Multi-objective optimization of forest structure for broadleaf mixed forest under different CMIP5 scenarios

Abstract

Climate change is an important global research topic and one of the most pressing issues facing the world today. It significantly impacts forest distribution, species composition, stand structure, growth, and other functions, therefore, it is crucial to simulate the dynamic changes of forest structure under future climate change and develop optimized solutions to adapt to it. Combined with the various stand structural parameters, based on the equal or unequal weights of each parameter at the stand level, to establish a dynamic stand spatial structure multi-objective optimization index (L-index) under different climate changes, and to implement broadleaf mixed forest spatial structure optimization research in Yanan Forest Farm under RCP 2.6, RCP 4.5, RCP 8.5 climate scenarios after 5 years. The results indicated that the L-index showed an increase ranging from 13.8 % to 35.7 % under equal weights in different climate scenarios. Additionally, the optimal harvesting intensity ranged from 13.2 % to 20.5 %, with the highest intensity observed in the RCP4.5 climate scenario; compared to the RCP4.5 and RCP8.5 climate scenarios, the RCP2.6 scenario shows the largest trend and magnitude of change in the indicators, suggesting that the state of stand growth is more sensitive under the RCP2.6 scenario.
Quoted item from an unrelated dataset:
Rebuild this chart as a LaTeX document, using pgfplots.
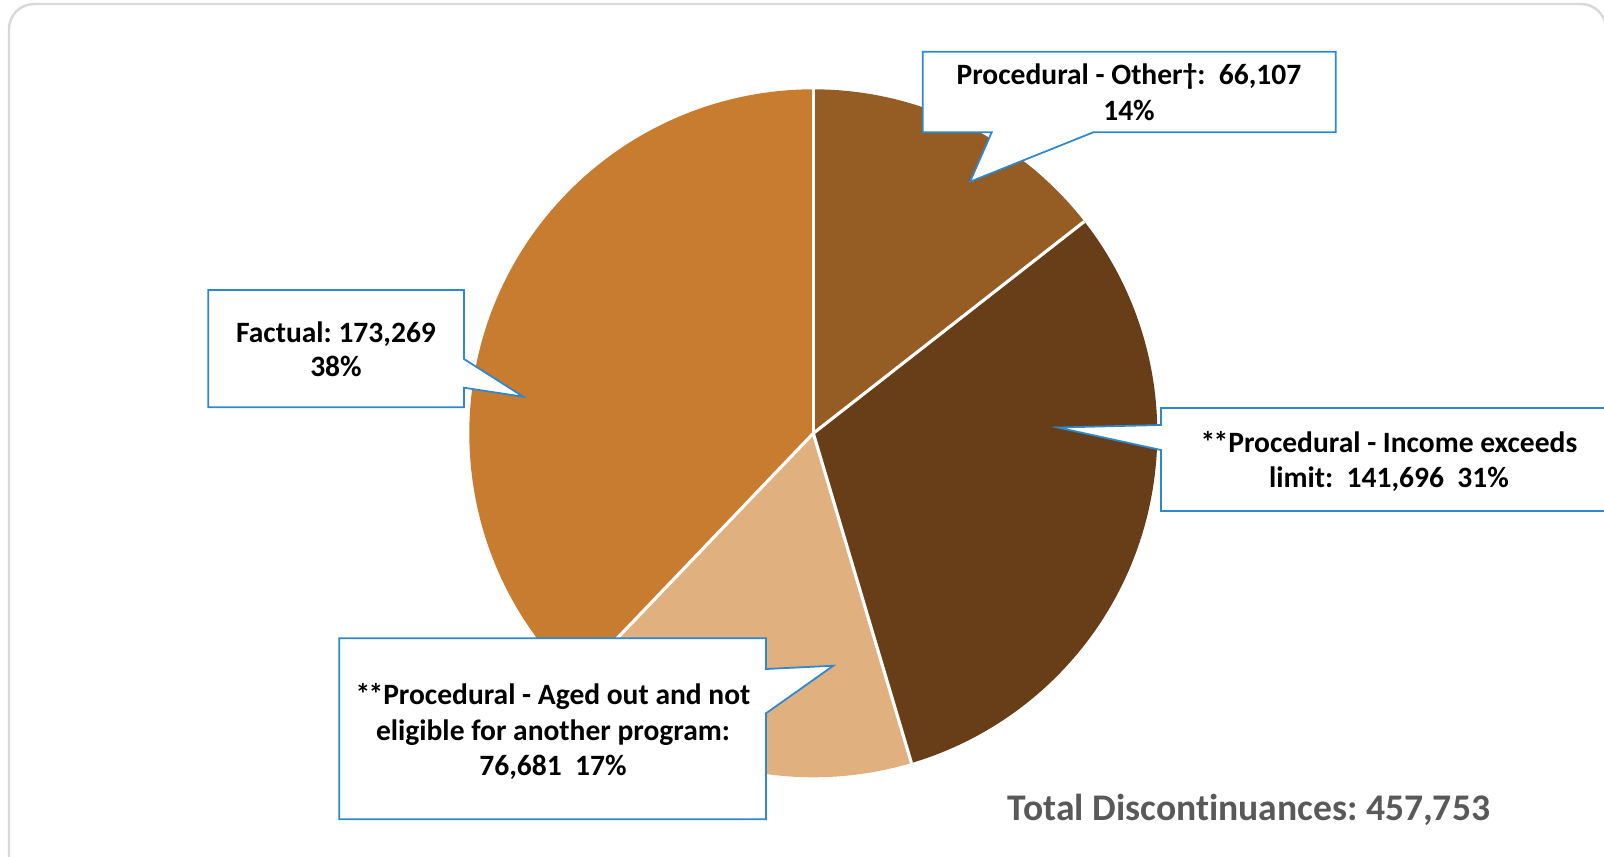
\documentclass[border=0pt]{standalone}
\usepackage{fontspec}
\setmainfont[Ligatures=NoCommon]{Carlito}
\usepackage{pgfplots}
\usepackage{pgfplotstable}
\pgfplotsset{compat=1.18}
\frenchspacing
\definecolor{cOther}{HTML}{955C23}
\definecolor{cIncome}{HTML}{673E18}
\definecolor{cAged}{HTML}{E0B07F}
\definecolor{cFact}{HTML}{C87C2F}
\definecolor{cBox}{HTML}{2E88CE}
\definecolor{cTot}{HTML}{595959}
\definecolor{cFrame}{HTML}{D9D9D9}
\pgfplotstableread[col sep=comma]{
label,value
Other,66107
Income,141696
Aged,76681
Factual,173269
}\piedata
\begin{document}
\frenchspacing
\begin{tikzpicture}
\pgfplotstablegetelem{0}{value}\of\piedata \let\va\pgfplotsretval
\pgfplotstablegetelem{1}{value}\of\piedata \let\vb\pgfplotsretval
\pgfplotstablegetelem{2}{value}\of\piedata \let\vc\pgfplotsretval
\pgfplotstablegetelem{3}{value}\of\piedata \let\vd\pgfplotsretval
\pgfkeys{/pgf/fpu=true,/pgf/fpu/output format=fixed}
\pgfmathsetmacro\tot{\va+\vb+\vc+\vd}
\pgfmathsetmacro\aA{90-360*\va/\tot}
\pgfmathsetmacro\aB{\aA-360*\vb/\tot}
\pgfmathsetmacro\aC{\aB-360*\vc/\tot}
\pgfkeys{/pgf/fpu=false}
\def\PR{3.44cm}
\begin{axis}[
  width=16.04cm, height=8.56cm, scale only axis,
  xmin=0, xmax=1604, ymin=0, ymax=856, y dir=reverse,
  hide axis, clip=true,
]
% frame
\draw[cFrame, line width=0.7pt, rounded corners=0.25cm]
  (axis cs:9,860) -- (axis cs:9,4) -- (axis cs:1606,4) -- (axis cs:1606,860);
% pie wedges
\fill[cOther] (axis cs:813.3,433.3) -- ++(90:\PR) arc[start angle=90, end angle=\aA, radius=\PR] -- cycle;
\fill[cIncome] (axis cs:813.3,433.3) -- ++(\aA:\PR) arc[start angle=\aA, end angle=\aB, radius=\PR] -- cycle;
\fill[cAged] (axis cs:813.3,433.3) -- ++(\aB:\PR) arc[start angle=\aB, end angle=\aC, radius=\PR] -- cycle;
\fill[cFact] (axis cs:813.3,433.3) -- ++(\aC:\PR) arc[start angle=\aC, end angle=-270, radius=\PR] -- cycle;
\draw[white, line width=0.9pt] (axis cs:813.3,433.3) -- ++(90:\PR);
\draw[white, line width=0.9pt] (axis cs:813.3,433.3) -- ++(\aA:\PR);
\draw[white, line width=0.9pt] (axis cs:813.3,433.3) -- ++(\aB:\PR);
\draw[white, line width=0.9pt] (axis cs:813.3,433.3) -- ++(\aC:\PR);
% callouts
\filldraw[fill=white, draw=cBox, line width=0.5pt]
  (axis cs:922.7,51.7) -- (axis cs:1335.7,51.7) -- (axis cs:1335.7,132.3) -- (axis cs:1093.3,132.3)
  -- (axis cs:970,181.7) -- (axis cs:991.7,132.3) -- (axis cs:922.7,132.3) -- cycle;
\filldraw[fill=white, draw=cBox, line width=0.5pt]
  (axis cs:208.3,290) -- (axis cs:464,290) -- (axis cs:464,359) -- (axis cs:523.3,396.7)
  -- (axis cs:464,387.7) -- (axis cs:464,407.3) -- (axis cs:208.3,407.3) -- cycle;
\fill[white]
  (axis cs:1620,408) -- (axis cs:1161,408) -- (axis cs:1161,425) -- (axis cs:1058,427.5)
  -- (axis cs:1161,450) -- (axis cs:1161,511) -- (axis cs:1620,511) -- cycle;
\draw[cBox, line width=0.5pt]
  (axis cs:1620,408) -- (axis cs:1161,408) -- (axis cs:1161,425) -- (axis cs:1058,427.5)
  -- (axis cs:1161,450) -- (axis cs:1161,511) -- (axis cs:1620,511);
\filldraw[fill=white, draw=cBox, line width=0.5pt]
  (axis cs:339.3,638.3) -- (axis cs:766,638.3) -- (axis cs:766,669) -- (axis cs:833.3,665.7)
  -- (axis cs:766,713.3) -- (axis cs:766,819.3) -- (axis cs:339.3,819.3) -- cycle;
% texts
\node[anchor=base, inner sep=0pt, font=\fontsize{8.4}{10}\selectfont\bfseries] at (axis cs:1129,84) {Procedural - Other†:\ \ 66,107};
\node[anchor=base, inner sep=0pt, font=\fontsize{8.4}{10}\selectfont\bfseries] at (axis cs:1129,120) {14\%};
\node[anchor=base, inner sep=0pt, font=\fontsize{8.4}{10}\selectfont\bfseries] at (axis cs:336,342) {Factual: 173,269};
\node[anchor=base, inner sep=0pt, font=\fontsize{8.4}{10}\selectfont\bfseries] at (axis cs:336,376) {38\%};
\node[anchor=base, inner sep=0pt, font=\fontsize{8.4}{10}\selectfont\bfseries] at (axis cs:1389,452) {*\kern-0.5pt*Procedural - Income exceeds};
\node[anchor=base, inner sep=0pt, font=\fontsize{8.4}{10}\selectfont\bfseries] at (axis cs:1389,487) {limit:\ \ 141,696\ \ 31\%};
\node[anchor=base, inner sep=0pt, font=\fontsize{8.4}{10}\selectfont\bfseries] at (axis cs:553,704) {*\kern-0.5pt*Procedural - Aged out and not};
\node[anchor=base, inner sep=0pt, font=\fontsize{8.4}{10}\selectfont\bfseries] at (axis cs:553,740) {eligible for another program:};
\node[anchor=base, inner sep=0pt, font=\fontsize{8.4}{10}\selectfont\bfseries] at (axis cs:553,775) {76,681\ \ 17\%};
\node[anchor=base, inner sep=0pt, text=cTot, font=\fontsize{10.7}{13}\selectfont\bfseries]
  at (axis cs:1249,820) {Total Discontinuances: 457,753};
\end{axis}
\pgfresetboundingbox
\path (current axis.south west) rectangle (current axis.north east);
\end{tikzpicture}
\end{document}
The L-index showed an increase ranging from 13.7 % to 34.4 % under the unequal weights in different climate scenarios, in which the optimal harvesting intensity ranged from 14.6 % to 19.8 %. More importantly, it should be noted that the values of the increases in the L-index and the relative increased proportion (RIP) were both higher than those when unequal weights were employed. Moreover, it should be highlighted that the increments in the L-index and RIP were both greater than those observed when unequal weights were applied for all three plots under different climate scenarios. Overall, the adjusted the complete mixing degree index (Mc) increased, angle index (W), dominance ratio index (U), and Hegyi competition index (CI) decreased compared to before optimizing with the equal or unequal weights of the stand structural variable, which is evident that the adjustments made to the stand’s structure have resulted in a significant improvement. Thus, the multi-objective optimization for forest spatial dynamics constructed is both reasonable and effective, and it more scientific forest management under different climatic scenarios.